* _WORK TO COMPLETE_
Starting at the first line of the listing below, retype each line up to and including the one that contains "from matplotlib.transforms import Affine2D". Leave pictures out.
++++ TASK MATERIAL
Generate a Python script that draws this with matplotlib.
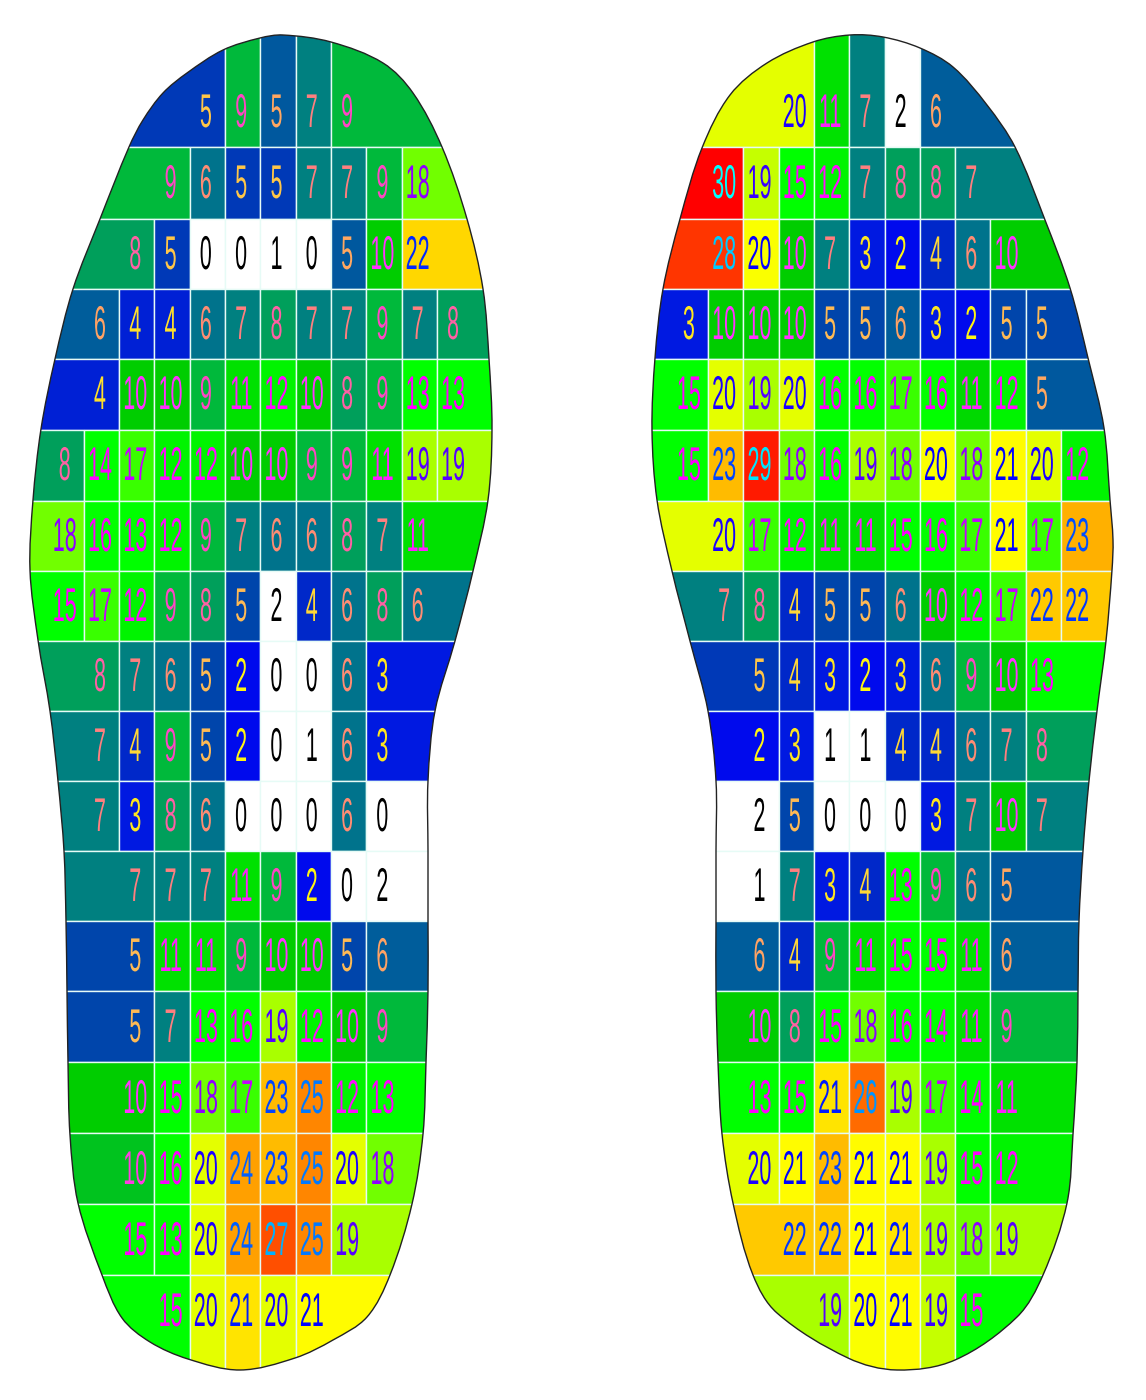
import numpy as np
import matplotlib
matplotlib.use('Agg')
import matplotlib.pyplot as plt
from matplotlib.colors import LinearSegmentedColormap
from matplotlib.patches import PathPatch, Rectangle
from matplotlib.path import Path
from matplotlib.patheffects import AbstractPathEffect
from matplotlib.transforms import Affine2D

# pressure per row (decimals only set the colour, the label is rounded)
left_rows = [
    [4.6, 9, 5.4, 7, 9],
    [9, 6, 4.6, 4.6, 7, 7, 9, 18],
    [8, 4.6, 0, 0, 1, 0, 5.4, 10, 22],
    [5.5, 3.51, 3.51, 6, 7, 8, 7, 7, 9, 7, 8],
    [3.51, 10, 10, 9, 11, 12, 10, 8, 9, 13, 13],
    [8, 14, 17, 12, 12, 10, 10, 9, 9, 11, 19, 19],
    [18, 16, 13, 12, 9, 7, 6, 6, 8, 7, 11],
    [15, 17, 12, 9, 8, 5, 1.6, 4, 6, 8, 6],
    [8, 7, 6, 5, 2.4, 0, 0, 6, 3],
    [7, 4, 9, 5, 2.4, 0, 1, 6, 3],
    [7, 3, 8, 6, 0, 0, 0, 6, 0],
    [7, 7, 7, 11, 9, 2.4, 0, 1.6],
    [5, 11, 11, 9, 10, 10, 5, 5.5],
    [5, 7, 13, 16, 19, 12, 10, 9],
    [10, 15, 18, 17, 23, 25, 12, 13],
    [9.5, 16, 20, 24, 23, 25, 20, 18],
    [15, 13, 20, 24, 27, 25, 19],
    [15, 20, 21.49, 20, 20.6],
]
left_start = [4, 3, 2, 1, 1, 0, 0, 0, 1, 1, 1, 2, 2, 2, 2, 2, 2, 3]

right_rows = [
    [20, 11, 7, 1.6, 5.5],
    [30, 19.49, 15, 12, 7, 8, 8, 7],
    [28, 20.4, 10, 7, 3, 2.4, 4, 6, 10],
    [3, 10, 10, 10, 5, 5, 5.5, 3, 2.4, 5, 5],
    [15, 20, 19, 20, 16, 16, 17, 16, 10.6, 12, 5.4],
    [15, 23, 29, 18, 16, 19, 18, 20.4, 18, 20.6, 20, 12],
    [20, 17, 12, 11, 11, 15, 16, 17, 20.6, 17, 23.4],
    [7, 8, 4, 5, 5, 6, 10, 12, 17, 22.49, 22.49],
    [4.6, 4, 3, 2.4, 3, 6, 9, 10, 13],
    [2.4, 3, 1, 1, 4, 4, 6, 7, 8],
    [1.6, 5, 0, 0, 0, 3, 7, 10, 7],
    [1, 7, 3, 4, 13, 9, 6, 5.4],
    [5.5, 4, 9, 11, 15, 15, 11, 5.5],
    [10, 8, 15, 18, 16, 14, 11, 9],
    [13, 15, 21.49, 26, 19, 17, 14, 11],
    [20, 20.6, 23, 20.6, 20.6, 19, 15, 12],
    [22.49, 22.49, 20.6, 21.49, 19, 18, 19],
    [19, 20.4, 20.6, 19.49, 15],
]
right_start = [3, 1, 1, 0, 0, 0, 1, 1, 2, 2, 2, 2, 2, 2, 2, 2, 3, 4]

# colour scale stops
scale_vals = [2, 3, 4, 5, 6, 7, 8, 9, 10, 11, 12.5, 16, 20.5, 30]
scale_cols = ['#0000f5', '#0019e1', '#0028c8', '#0046aa', '#00738c', '#008080', '#00a05a',
              '#00b93c', '#00cd00', '#00e100', '#00ff00', '#00ff00', '#ffff00', '#ff0000']

# row borders, shared by both feet
row_edges = [0, 147, 219, 289, 359, 430, 501, 571, 641, 711, 781, 851, 921, 991, 1062, 1133, 1204, 1275, 1400]
label_y = [111, 182, 253, 323, 393, 464, 535, 605, 675, 745, 815, 885, 955, 1026, 1097, 1168, 1239, 1310]
cell_w = 35.3

# outlines
left_outline = [(283, 35), (331, 42), (383, 63), (413, 93), (442, 147), (467, 219), (483, 289),
                (489, 359), (492, 429), (488, 500), (473, 571), (455, 641), (435, 711), (428, 781),
                (428, 851), (428, 921), (428, 991), (426, 1062), (423, 1134), (412, 1204), (390, 1275),
                (367, 1317), (333, 1340), (295, 1358), (240, 1370), (188, 1359), (150, 1342), (122, 1318),
                (102, 1275), (78, 1203), (70, 1135), (68, 1062), (67, 991), (66, 921), (64, 851), (58, 781),
                (50, 711), (38, 640), (30, 570), (33, 500), (41, 429), (55, 359), (73, 289), (100, 219),
                (129, 147), (143, 120), (163, 93), (187, 73), (223, 50), (260, 38)]
right_outline = [(850, 35), (883, 37), (920, 48), (953, 67), (987, 105), (1015, 147), (1045, 220),
                 (1070, 288), (1088, 358), (1104, 428), (1110, 500), (1113, 540), (1112, 570), (1106, 641),
                 (1097, 711), (1089, 781), (1083, 851), (1079, 921), (1078, 991), (1077, 1062), (1073, 1134),
                 (1067, 1203), (1043, 1275), (1017, 1317), (955, 1360), (897, 1370), (848, 1358), (777, 1313),
                 (753, 1275), (733, 1203), (722, 1134), (718, 1062), (716, 991), (716, 921), (716, 851),
                 (716, 781), (708, 711), (690, 641), (672, 571), (657, 500), (652, 430), (655, 358), (663, 289),
                 (680, 219), (702, 148), (730, 95), (767, 63), (813, 42)]


class StretchY(AbstractPathEffect):
    # the digits in the picture are about twice as tall as normal
    def __init__(self, sy):
        super().__init__()
        self.sy = sy

    def draw_path(self, renderer, gc, tpath, affine, rgbFace=None):
        renderer.draw_path(gc, tpath, Affine2D().scale(1, self.sy) + affine, rgbFace)


def smooth_path(pts):
    pts = np.array(pts, dtype=float)
    n = len(pts)
    tang = [pts[(i + 1) % n] - pts[i - 1] for i in range(n)]
    tang = [t / np.hypot(*t) for t in tang]
    verts = [pts[0]]
    codes = [Path.MOVETO]
    for i in range(n):
        j = (i + 1) % n
        d = np.hypot(*(pts[j] - pts[i])) / 3
        verts += [pts[i] + tang[i] * d, pts[j] - tang[j] * d, pts[j]]
        codes += [Path.CURVE4] * 3
    return Path(verts, codes)


span = scale_vals[-1] - scale_vals[0]
cmap = LinearSegmentedColormap.from_list(
    'foot', [((v - scale_vals[0]) / span, c) for v, c in zip(scale_vals, scale_cols)], N=512)


def cell_color(v):
    if v < 2:
        return (1, 1, 1)
    return cmap((v - scale_vals[0]) / span)[:3]


fig = plt.figure(figsize=(11.46, 14), dpi=100)
ax = fig.add_axes([0, 0, 1, 1])
ax.set_xlim(0, 1146)
ax.set_ylim(1400, 0)
ax.axis('off')


def draw_foot(rows, start, outline, x0):
    foot = PathPatch(smooth_path(outline), facecolor='none', edgecolor='#222222', lw=1.0, zorder=5)
    ax.add_patch(foot)
    xmin = min(p[0] for p in outline) - 10
    xmax = max(p[0] for p in outline) + 10
    for r, vals in enumerate(rows):
        y0, y1 = row_edges[r], row_edges[r + 1]
        for k, v in enumerate(vals):
            col = start[r] + k
            a = x0 + col * cell_w
            b = a + cell_w
            if k == 0:
                a = xmin
            if k == len(vals) - 1:
                b = xmax
            c = cell_color(v)
            rect = Rectangle((a, y0), b - a, y1 - y0, facecolor=c, edgecolor='#e6fbf6', lw=1.0, zorder=2)
            ax.add_patch(rect)
            rect.set_clip_path(foot)
            tx = x0 + col * cell_w + cell_w / 2 - 1.5
            ax.text(tx, label_y[r] + 16, str(int(round(v))), ha='center', va='baseline',
                    family=['Liberation Sans', 'DejaVu Sans'], fontsize=15.5,
                    color=tuple(1 - q for q in c), zorder=4, path_effects=[StretchY(2.2)])


draw_foot(left_rows, left_start, left_outline, 48.5)
draw_foot(right_rows, right_start, right_outline, 672.7)

fig.savefig('out.png', dpi=100, facecolor='white')
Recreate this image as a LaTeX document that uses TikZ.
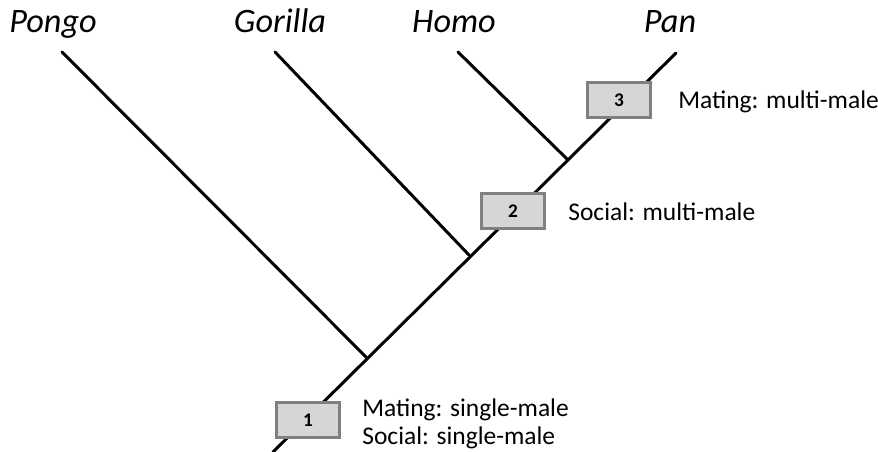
\documentclass[tikz,border=0pt]{standalone}
\usepackage{fontspec}
\setmainfont{Carlito}
\usepackage{tikz}
\usetikzlibrary{positioning}

\begin{document}
\begin{tikzpicture}[
  x=0.02cm, y=-0.02cm,
  every node/.style={inner sep=0pt},
  branch/.style={line width=1.7pt, line cap=round},
  taxon/.style={font=\fontsize{19.5}{22}\selectfont\itshape, anchor=base},
  trait/.style={font=\fontsize{14.5}{16}\selectfont, align=left, anchor=west},
  numbox/.style={draw=black!50, line width=1.2pt, fill=black!16,
                 minimum width=1.26cm, minimum height=0.7cm,
                 font=\fontsize{11}{13}\selectfont\bfseries},
]
  \useasboundingbox (0,0) rectangle (878,452);

  % tips and splits
  \coordinate (root)  at (273,452);
  \coordinate (jpon)  at (367,358);
  \coordinate (jgor)  at (469,255);
  \coordinate (jhom)  at (567,159);
  \coordinate (tpon)  at (62,52);
  \coordinate (tgor)  at (275,52);
  \coordinate (thom)  at (458,52);
  \coordinate (tpan)  at (676,53);

  \node[taxon] (pongo)   at (53,33)  {Pongo};
  \node[taxon] (gorilla) at (280,33) {Gorilla};
  \node[taxon] (homo)    at (454,33) {Homo};
  \node[taxon] (pan)     at (670,33) {Pan};

  \draw[branch] (root) -- (tpan);
  \draw[branch] (tpon) -- (jpon);
  \draw[branch] (tgor) -- (jgor);
  \draw[branch] (thom) -- (jhom);

  \node[numbox] (b1) at (308,420) {1};
  \node[numbox] (b2) at (513,211) {2};
  \node[numbox] (b3) at (619,100) {3};

  \node[trait] (t1) at (362,424) {Mating: single-male\\Social: single-male};
  \node[trait] (t2) at (568,212) {Social: multi-male};
  \node[trait] (t3) at (678,102) {Mating: multi-male};
\end{tikzpicture}
\end{document}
++++++++
* _ANSWER TO THIS TASK_
Generate a Python script that draws this with matplotlib.
import numpy as np
import matplotlib
matplotlib.use('Agg')
import matplotlib.pyplot as plt
from matplotlib.colors import LinearSegmentedColormap
from matplotlib.patches import PathPatch, Rectangle
from matplotlib.path import Path
from matplotlib.patheffects import AbstractPathEffect
from matplotlib.transforms import Affine2D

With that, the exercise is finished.